My plight, however, was not unique. Those in helping professions such as doctors, social workers, and nurses risk professional burnout by ignoring their own needs. It can also be argued that people who choose careers in the helping professions are more likely to have a sense of compassion, empathy, and sensitivity to others. Therefore, it might be particularly important for these “helpers” to monitor their needs to ensure achieving the ever elusive work-life balance.
Self-care is important for ALL of us. Having worked with clients for nearly twenty years, I see the lack of self-care as a common theme for people struggling with mental health. Personally, I learned a hard lesson when starting my full-time work as a clinical professional working within the high-turnover and high-burnout work environments of mental health agencies and hospitals. After years of feeling exhausted after another day at work, I finally said, “ENOUGH!” and took my mental, physical, and spiritual health into my own hands.
That is when I found yoga. My saving grace, yoga allows me to attend not only to my own needs, but also to the needs of my clients with even more presence. For those who have attended a yoga class where the teacher speaks to your needs, I won’t need to explain what yoga can do for you. For those who have not experienced the joy of yoga, it can elicit the peace you feel looking across a fantastic vista, the relaxation of a warm bath at the end of a day, the joy of seeing a loved one, or the release of a good cry.
With consistent yoga practice, one can sustain these feelings and shifts in energy between practices. By the way, yoga is not just physical exercise! It can incorporate meditation, deep relaxation, even sacred sounds. In fact, consistent meditative practice has been shown to reduce reactivity to emotional triggers by affecting change in neural pathways: You can change your brain!

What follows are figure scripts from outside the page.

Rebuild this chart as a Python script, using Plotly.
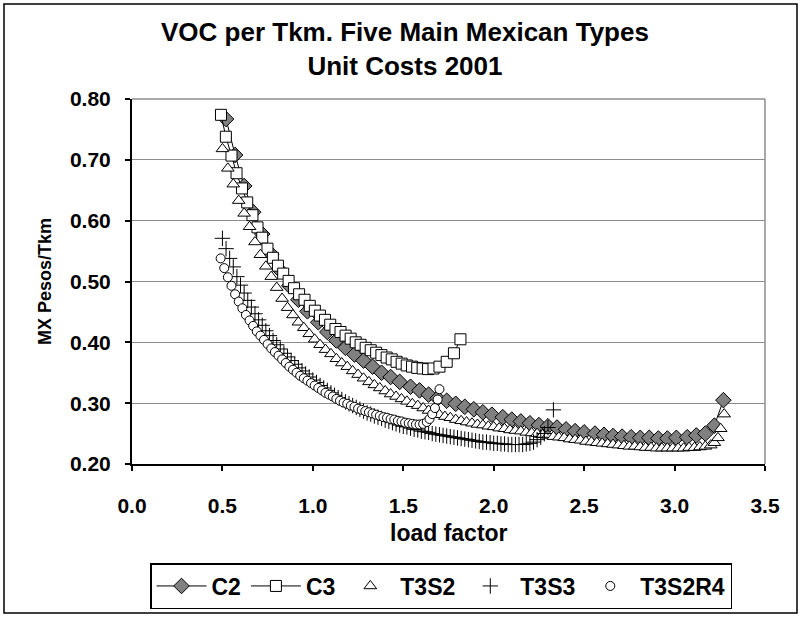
import plotly.graph_objects as go

# ---------------- data ----------------
C2_x = [0.52,0.57,0.62,0.67,0.72,0.77,0.82,0.87,0.92,0.97,
        1.03,1.08,1.13,1.18,1.23,1.28,1.33,1.38,1.43,1.48,
        1.54,1.59,1.64,1.69,1.74,1.79,1.84,1.89,1.94,1.99,
        2.05,2.10,2.15,2.20,2.25,2.30,2.35,2.40,2.45,2.50,
        2.56,2.61,2.66,2.71,2.76,2.81,2.86,2.91,2.96,3.01,
        3.07,3.12,3.17,3.22,3.27]
C2_y = [0.767,0.708,0.657,0.614,0.578,0.545,0.518,0.493,0.470,0.451,
        0.433,0.417,0.403,0.391,0.380,0.370,0.360,0.350,0.343,0.335,
        0.327,0.321,0.314,0.308,0.304,0.299,0.294,0.290,0.285,0.281,
        0.277,0.273,0.270,0.267,0.264,0.262,0.260,0.257,0.254,0.252,
        0.250,0.248,0.246,0.245,0.244,0.243,0.243,0.242,0.242,0.243,
        0.244,0.247,0.250,0.263,0.305]

C3_x = [0.492,0.519,0.550,0.578,0.608,0.637,0.666,0.694,0.720,0.749,
        0.779,0.807,0.836,0.866,0.896,0.924,0.954,0.983,1.011,1.039,
        1.067,1.096,1.125,1.153,1.181,1.209,1.237,1.264,1.292,1.320,
        1.350,1.379,1.408,1.436,1.463,1.491,1.519,1.548,1.577,1.607,
        1.637,1.667,1.700,1.740,1.780,1.816]
C3_y = [0.774,0.738,0.707,0.678,0.653,0.630,0.609,0.589,0.572,0.554,
        0.539,0.526,0.513,0.501,0.489,0.479,0.470,0.460,0.452,0.444,
        0.437,0.429,0.422,0.417,0.411,0.406,0.400,0.396,0.391,0.387,
        0.383,0.379,0.375,0.372,0.368,0.365,0.362,0.360,0.358,0.357,
        0.356,0.357,0.360,0.368,0.382,0.405]

T3S2_x = [0.50,0.53,0.56,0.59,0.62,0.65,0.68,0.71,0.74,0.77,
          0.80,0.83,0.86,0.89,0.92,0.95,0.98,1.01,1.04,1.07,
          1.10,1.13,1.16,1.19,1.22,1.25,1.28,1.31,1.34,1.37,
          1.40,1.43,1.46,1.49,1.52,1.55,1.58,1.61,1.64,1.67,
          1.70,1.73,1.76,1.79,1.82,1.85,1.88,1.91,1.94,1.97,
          2.00,2.03,2.06,2.09,2.12,2.15,2.18,2.21,2.24,2.27,
          2.30,2.33,2.36,2.39,2.42,2.45,2.48,2.51,2.54,2.57,
          2.60,2.63,2.66,2.69,2.72,2.75,2.78,2.81,2.84,2.87,
          2.90,2.93,2.96,2.99,3.02,3.05,3.08,3.11,3.14,3.17,
          3.20,3.22,3.24,3.255,3.274]
T3S2_y = [0.718,0.686,0.660,0.633,0.612,0.590,0.565,0.544,0.525,0.508,
          0.490,0.472,0.457,0.445,0.433,0.424,0.414,0.405,0.396,0.388,
          0.381,0.373,0.366,0.360,0.353,0.347,0.341,0.335,0.330,0.325,
          0.320,0.315,0.311,0.307,0.303,0.299,0.296,0.292,0.288,0.284,
          0.281,0.278,0.276,0.273,0.271,0.269,0.267,0.265,0.264,0.262,
          0.261,0.259,0.258,0.256,0.255,0.254,0.252,0.251,0.250,0.248,
          0.247,0.245,0.244,0.243,0.241,0.240,0.239,0.237,0.236,0.235,
          0.234,0.233,0.232,0.231,0.230,0.229,0.229,0.228,0.227,0.227,
          0.226,0.226,0.226,0.226,0.226,0.226,0.227,0.227,0.228,0.229,
          0.231,0.235,0.243,0.258,0.282]

T3S3_x = [0.50,0.52,0.54,0.56,0.58,0.60,0.62,0.64,0.66,0.68,
          0.70,0.72,0.74,0.76,0.78,0.80,0.82,0.84,0.86,0.88,
          0.90,0.92,0.94,0.96,0.98,1.00,1.02,1.04,1.06,1.08,
          1.10,1.12,1.14,1.16,1.18,1.20,1.22,1.24,1.26,1.28,
          1.30,1.32,1.34,1.36,1.38,1.40,1.42,1.44,1.46,1.48,
          1.50,1.52,1.54,1.56,1.58,1.60,1.62,1.64,1.66,1.68,
          1.70,1.72,1.74,1.76,1.78,1.80,1.82,1.84,1.86,1.88,
          1.90,1.92,1.94,1.96,1.98,2.00,2.02,2.04,2.06,2.08,
          2.10,2.12,2.14,2.16,2.18,2.20,2.22,2.24,2.26,2.28,
          2.30,2.33]
T3S3_y = [0.571,0.554,0.538,0.524,0.508,0.494,0.481,0.469,0.458,0.447,
          0.437,0.428,0.419,0.411,0.403,0.396,0.389,0.382,0.376,0.370,
          0.364,0.358,0.353,0.348,0.343,0.338,0.334,0.329,0.325,0.321,
          0.317,0.313,0.309,0.306,0.302,0.299,0.296,0.293,0.290,0.287,
          0.284,0.282,0.279,0.277,0.275,0.272,0.270,0.268,0.266,0.264,
          0.262,0.261,0.259,0.257,0.256,0.254,0.253,0.252,0.250,0.249,
          0.248,0.247,0.246,0.245,0.244,0.243,0.242,0.241,0.240,0.239,
          0.238,0.237,0.236,0.236,0.235,0.234,0.234,0.233,0.233,0.232,
          0.232,0.232,0.232,0.232,0.233,0.234,0.236,0.240,0.244,0.250,
          0.260,0.289]

T3S2R4_x = [0.49,0.51,0.53,0.55,0.57,0.59,0.61,0.63,0.65,0.67,
            0.69,0.71,0.73,0.75,0.77,0.79,0.81,0.83,0.85,0.87,
            0.89,0.91,0.93,0.95,0.97,0.99,1.01,1.03,1.05,1.07,
            1.09,1.11,1.13,1.15,1.17,1.19,1.21,1.23,1.25,1.27,
            1.29,1.31,1.33,1.35,1.37,1.39,1.41,1.43,1.45,1.47,
            1.49,1.51,1.53,1.55,1.57,1.59,1.61,1.63,1.645,1.66,
            1.675,1.69,1.70]
T3S2R4_y = [0.538,0.522,0.507,0.493,0.479,0.467,0.456,0.445,0.436,0.427,
            0.418,0.411,0.404,0.397,0.390,0.384,0.378,0.372,0.366,0.360,
            0.355,0.350,0.345,0.341,0.337,0.333,0.329,0.325,0.321,0.317,
            0.314,0.311,0.307,0.304,0.301,0.299,0.296,0.294,0.291,0.289,
            0.287,0.285,0.283,0.281,0.279,0.277,0.276,0.274,0.273,0.271,
            0.270,0.268,0.267,0.266,0.265,0.265,0.266,0.269,0.274,0.282,
            0.292,0.306,0.323]

X_TICKS = [0.0, 0.5, 1.0, 1.5, 2.0, 2.5, 3.0, 3.5]
Y_TICKS = [0.20, 0.30, 0.40, 0.50, 0.60, 0.70, 0.80]

TITLE_1 = "VOC per Tkm. Five Main Mexican Types"
TITLE_2 = "Unit Costs 2001"
X_TITLE = "load factor"
Y_TITLE = "MX Pesos/Tkm"

# ---------------- figure ----------------
FONT = "Liberation Sans, Arial, sans-serif"
W, H = 802, 617
L, R, T, B = 132, 37, 99, 153
PW, PH = W - L - R, H - T - B


def px(xp):
    return (xp - L) / PW


def py(yp):
    return (H - B - yp) / PH


fig = go.Figure()
fig.add_trace(go.Scatter(x=C2_x, y=C2_y, name="C2", mode="lines+markers",
                         line=dict(color="black", width=1),
                         marker=dict(symbol="diamond", size=12, color="#808080",
                                     line=dict(color="black", width=1))))
fig.add_trace(go.Scatter(x=C3_x, y=C3_y, name="C3", mode="lines+markers",
                         line=dict(color="black", width=1),
                         marker=dict(symbol="square", size=11, color="white",
                                     line=dict(color="black", width=1))))
fig.add_trace(go.Scatter(x=T3S2_x, y=T3S2_y, name="T3S2", mode="markers",
                         marker=dict(symbol="triangle-up", size=11, color="white",
                                     line=dict(color="black", width=1))))
fig.add_trace(go.Scatter(x=T3S3_x, y=T3S3_y, name="T3S3", mode="markers",
                         marker=dict(symbol="cross-thin", size=11, color="black",
                                     line=dict(color="black", width=1))))
fig.add_trace(go.Scatter(x=T3S2R4_x, y=T3S2R4_y, name="T3S2R4", mode="markers",
                         marker=dict(symbol="circle", size=9, color="white",
                                     line=dict(color="black", width=1))))

fig.update_layout(
    width=W, height=H,
    margin=dict(l=L, r=R, t=T, b=B, pad=0, autoexpand=False),
    paper_bgcolor="white", plot_bgcolor="white",
    font=dict(family=FONT, color="black"),
    showlegend=True,
    legend=dict(orientation="h", x=px(441), xanchor="center", y=py(563), yanchor="top",
                bordercolor="black", borderwidth=1.5,
                font=dict(family=FONT, size=23, color="black", weight="bold"),
                itemwidth=50, tracegroupgap=0),
    xaxis=dict(range=[0, 3.5], tickvals=X_TICKS, tickformat=".1f",
               showgrid=False, zeroline=False,
               showline=True, linecolor="black", linewidth=2,
               ticks="outside", ticklen=5, tickwidth=2, tickcolor="black",
               ticklabelstandoff=17,
               tickfont=dict(family=FONT, size=21, color="black", weight="bold")),
    yaxis=dict(range=[0.2, 0.8], tickvals=Y_TICKS, tickformat=".2f",
               showgrid=True, gridcolor="#8c8c8c", gridwidth=1, zeroline=False,
               showline=True, linecolor="black", linewidth=2,
               ticks="outside", ticklen=5, tickwidth=2, tickcolor="black",
               ticklabelstandoff=10,
               tickfont=dict(family=FONT, size=21, color="black", weight="bold")),
)

# plot-area right/top border and outer chart border
fig.add_shape(type="line", xref="paper", yref="paper", x0=0, x1=1, y0=1, y1=1,
              line=dict(color="#8c8c8c", width=1.5), layer="below")
fig.add_shape(type="line", xref="paper", yref="paper", x0=1, x1=1, y0=0, y1=1,
              line=dict(color="#8c8c8c", width=1.5), layer="below")
fig.add_shape(type="rect", xref="paper", yref="paper",
              x0=px(4), x1=px(797), y0=py(613), y1=py(4),
              line=dict(color="black", width=1.5), fillcolor="rgba(0,0,0,0)")

# titles (two-line chart title as one text block)
fig.add_annotation(text=TITLE_1 + "<br>" + TITLE_2, xref="paper", yref="paper",
                   x=px(405), y=py(49), xanchor="center", yanchor="middle",
                   showarrow=False, align="center",
                   font=dict(family=FONT, size=26, color="black", weight="bold"))
fig.add_annotation(text=X_TITLE, xref="paper", yref="paper", x=px(449), y=py(533),
                   xanchor="center", yanchor="middle", showarrow=False,
                   font=dict(family=FONT, size=23, color="black", weight="bold"))
fig.add_annotation(text=Y_TITLE, xref="paper", yref="paper", x=px(45), y=py(282),
                   xanchor="center", yanchor="middle", showarrow=False, textangle=-90,
                   font=dict(family=FONT, size=18, color="black", weight="bold"))

fig.write_html("out.html")
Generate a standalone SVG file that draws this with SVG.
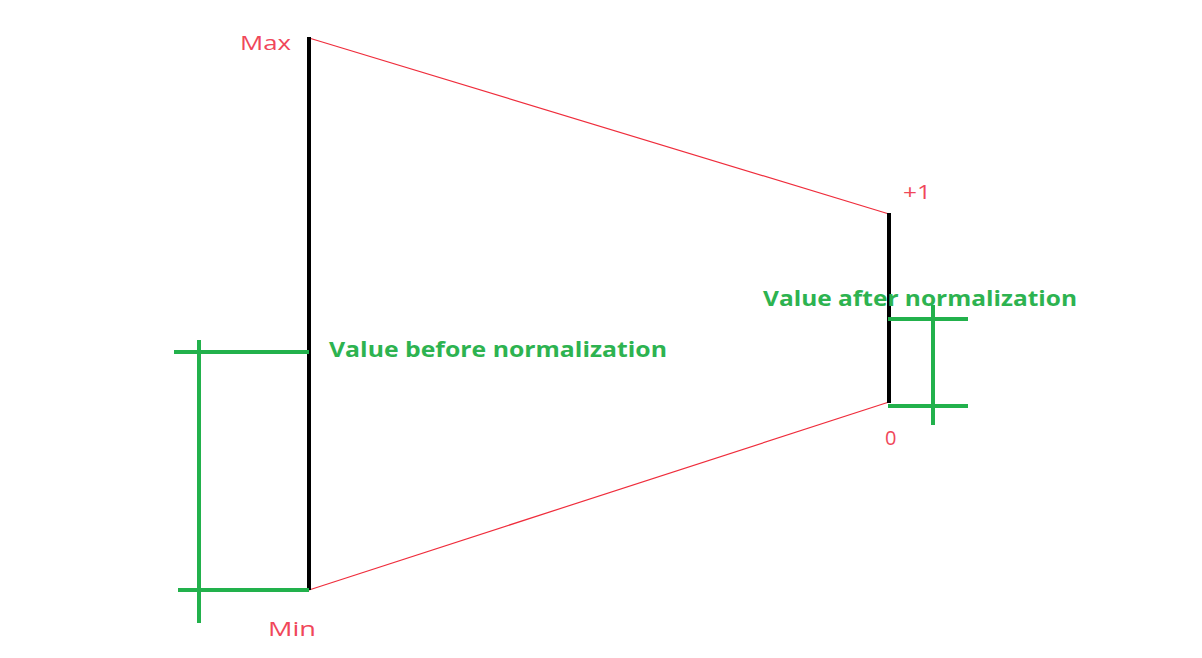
<svg xmlns="http://www.w3.org/2000/svg" width="1202" height="658" viewBox="0 0 1202 658">
<style>
.axis{stroke:#000;stroke-width:4;fill:none}
.map{stroke:#ef2d3c;stroke-width:1.2;fill:none}
.gr{stroke:#22b14c;stroke-width:4;fill:none}
.lbl{fill:#f0475a;font-family:"Open Sans","Liberation Sans",sans-serif;font-size:20px}
.val{fill:#2db350;font-family:"Open Sans","Liberation Sans",sans-serif;font-size:21px;font-weight:bold}
</style>
<rect width="1202" height="658" fill="#fff"/>
<g id="connectors">
<line class="map" x1="309" y1="38" x2="889" y2="214"/>
<line class="map" x1="309" y1="590" x2="889" y2="402"/>
</g>
<g id="before-axis">
<line class="axis" x1="309" y1="37" x2="309" y2="590"/>
<text class="lbl" x="240" y="50" textLength="51" lengthAdjust="spacingAndGlyphs">Max</text>
<text class="lbl" x="268" y="636" textLength="48" lengthAdjust="spacingAndGlyphs">Min</text>
</g>
<g id="after-axis">
<line class="axis" x1="889" y1="213" x2="889" y2="403"/>
<text class="lbl" x="903" y="199" textLength="28" lengthAdjust="spacingAndGlyphs">+1</text>
<text class="lbl" x="885" y="445">0</text>
</g>
<g id="before-range">
<line class="gr" x1="174" y1="352" x2="309" y2="352"/>
<line class="gr" x1="178" y1="590" x2="309" y2="590"/>
<line class="gr" x1="199" y1="340" x2="199" y2="623"/>
<text class="val" x="329" y="357" textLength="338" lengthAdjust="spacingAndGlyphs">Value before normalization</text>
</g>
<g id="after-range">
<line class="gr" x1="888" y1="319" x2="968" y2="319"/>
<line class="gr" x1="888" y1="406" x2="968" y2="406"/>
<line class="gr" x1="933" y1="305" x2="933" y2="425"/>
<text class="val" x="763" y="306" textLength="314" lengthAdjust="spacingAndGlyphs">Value after normalization</text>
</g>
</svg>
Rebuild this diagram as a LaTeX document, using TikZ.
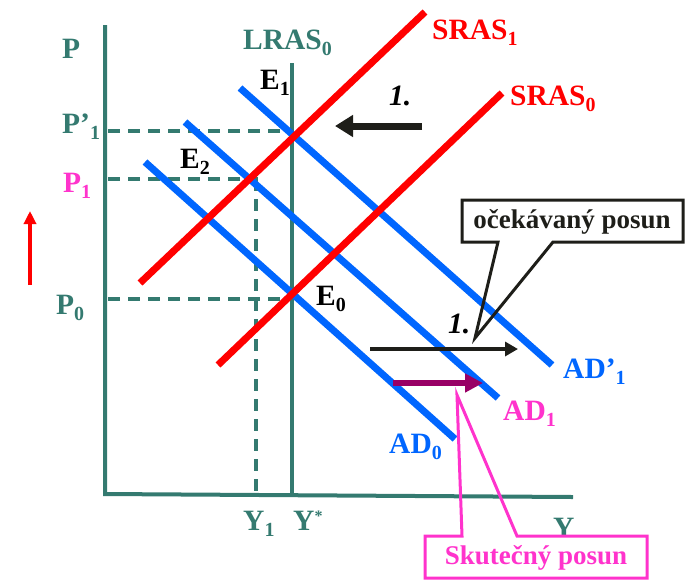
\documentclass[tikz,border=0pt]{standalone}
\usepackage{fontspec}
\setmainfont{Liberation Serif}
\usetikzlibrary{arrows.meta}
\definecolor{teal1}{RGB}{52,122,112}
\definecolor{adblue}{RGB}{0,102,255}
\definecolor{pink1}{RGB}{255,51,204}
\definecolor{purp}{RGB}{153,0,102}
\definecolor{dark}{RGB}{30,30,25}
\newcommand{\sbs}[1]{\raisebox{-6pt}{\fontsize{20}{20}\selectfont #1}}
\begin{document}
\begin{tikzpicture}[x=1pt,y=-1pt,
  lbl/.style={anchor=base west, inner sep=0pt, font=\fontsize{29.5}{31}\selectfont\bfseries},
  boxtxt/.style={inner sep=0pt, font=\fontsize{27}{29}\selectfont\bfseries},
  curve/.style={line width=7pt},
  axisline/.style={teal1, line width=4pt},
  guide/.style={teal1, line width=3.5pt, dash pattern=on 12pt off 8pt}]
\useasboundingbox (0,0) rectangle (695,582);

% axes
\coordinate (ytop) at (105,25);
\coordinate (orig) at (105,494);
\coordinate (xend) at (573,497);
\draw[axisline] (ytop) -- (orig) -- (xend);

% guides
\draw[guide] (108,131) -- (292,131);
\draw[guide] (108,179) -- (258,179);
\draw[guide] (256,179) -- (256,495);
\draw[guide] (108,299) -- (292,299);

% LRAS
\coordinate (lrasT) at (292,63);
\coordinate (lrasB) at (292,495);
\draw[axisline] (lrasT) -- (lrasB);

% AD curves
\coordinate (adpA) at (240,88);  \coordinate (adpB) at (552,365);
\coordinate (ad1A) at (185,122); \coordinate (ad1B) at (498,398);
\coordinate (ad0A) at (145,162); \coordinate (ad0B) at (455,439);
\draw[curve, adblue] (adpA) -- (adpB);
\draw[curve, adblue] (ad1A) -- (ad1B);
\draw[curve, adblue] (ad0A) -- (ad0B);

% SRAS curves
\coordinate (s1A) at (140,283); \coordinate (s1B) at (425,12);
\coordinate (s0A) at (218,365); \coordinate (s0B) at (502,93);
\draw[curve, red] (s1A) -- (s1B);
\draw[curve, red] (s0A) -- (s0B);

% red up arrow
\coordinate (ra1) at (30,285); \coordinate (ra2) at (30,211);
\draw[red, line width=4pt, -{Triangle[length=13pt,width=12pt]}] (ra1) -- (ra2);

% arrows
\coordinate (la1) at (422,126); \coordinate (la2) at (335,126);
\draw[dark, line width=7pt, -{Triangle[length=18pt,width=21pt]}] (la1) -- (la2);
\coordinate (rb1) at (370,349); \coordinate (rb2) at (518,349);
\draw[dark, line width=4pt, -{Triangle[length=13pt,width=14pt]}] (rb1) -- (rb2);
\coordinate (pa1) at (393,383); \coordinate (pa2) at (483,383);
\draw[purp, line width=6pt, -{Triangle[length=18pt,width=18pt]}] (pa1) -- (pa2);

% labels
\node[lbl, teal1] (lP) at (62,58) {P};
\node[lbl, teal1] (lLRAS) at (243,49) {LRAS\sbs{0}};
\node[lbl] (lE1) at (260,89) {E\sbs{1}};
\node[lbl, teal1] (lPp1) at (62,133) {P’\sbs{1}};
\node[lbl] (lE2) at (180,168) {E\sbs{2}};
\node[lbl, pink1] (lP1) at (63,192) {P\sbs{1}};
\node[lbl, teal1] (lP0) at (56,314) {P\sbs{0}};
\node[lbl] (lE0) at (316,305) {E\sbs{0}};
\node[lbl, teal1] (lY1) at (243,530) {Y\sbs{1}};
\node[lbl, teal1] (lYs) at (293,530) {Y\raisebox{9pt}{\fontsize{16}{16}\selectfont *}};
\node[lbl, teal1] (lY) at (553,537) {Y};
\node[lbl, red] (lS1) at (432,39) {SRAS\sbs{1}};
\node[lbl, red] (lS0) at (510,105) {SRAS\sbs{0}};
\node[lbl, font=\fontsize{29.5}{31}\selectfont\bfseries\itshape] (lone1) at (389,105) {1.};
\node[lbl, font=\fontsize{29.5}{31}\selectfont\bfseries\itshape] (lone2) at (448,333) {1.};
\node[lbl, adblue] (lADp) at (563,378) {AD’\sbs{1}};
\node[lbl, pink1] (lAD1) at (503,420) {AD\sbs{1}};
\node[lbl, adblue] (lAD0) at (389,453) {AD\sbs{0}};

% callout: ocekavany posun
\fill[white] (462,200) rectangle (683,242);
\coordinate (c1tip) at (475,338);
\draw[dark, line width=3pt, line join=miter] (498,242) -- (462,242) -- (462,200) -- (683,200) -- (683,242) -- (553,242) -- (c1tip) -- cycle;
\node[boxtxt, dark] (t1) at (572,222) {očekávaný posun};

% callout: skutecny posun
\fill[white] (425,536) rectangle (647,578);
\coordinate (c2tip) at (457,395);
\draw[pink1, line width=3pt, line join=miter] (462,536) -- (425,536) -- (425,578) -- (647,578) -- (647,536) -- (517,536) -- (c2tip) -- cycle;
\node[boxtxt, pink1] (t2) at (536,558) {Skutečný posun};
\end{tikzpicture}
\end{document}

Consistent yoga practice acts to train your brain to focus (i.e., meditate) in addition to moving your body, which inherently helps to manage stress (hello, self-care!). It is also argued that with consistent yoga practice, the benefits go beyond the yoga mat to your everyday life (for example, less reaction to the frustration of traffic jams or to conflict with a loved one). Not only is self-care good for incorporating within ourselves individually, it can also help us to be more present in other roles we have in our lives such as a dad, a mother, a daughter or son, as a partner, employee, or boss.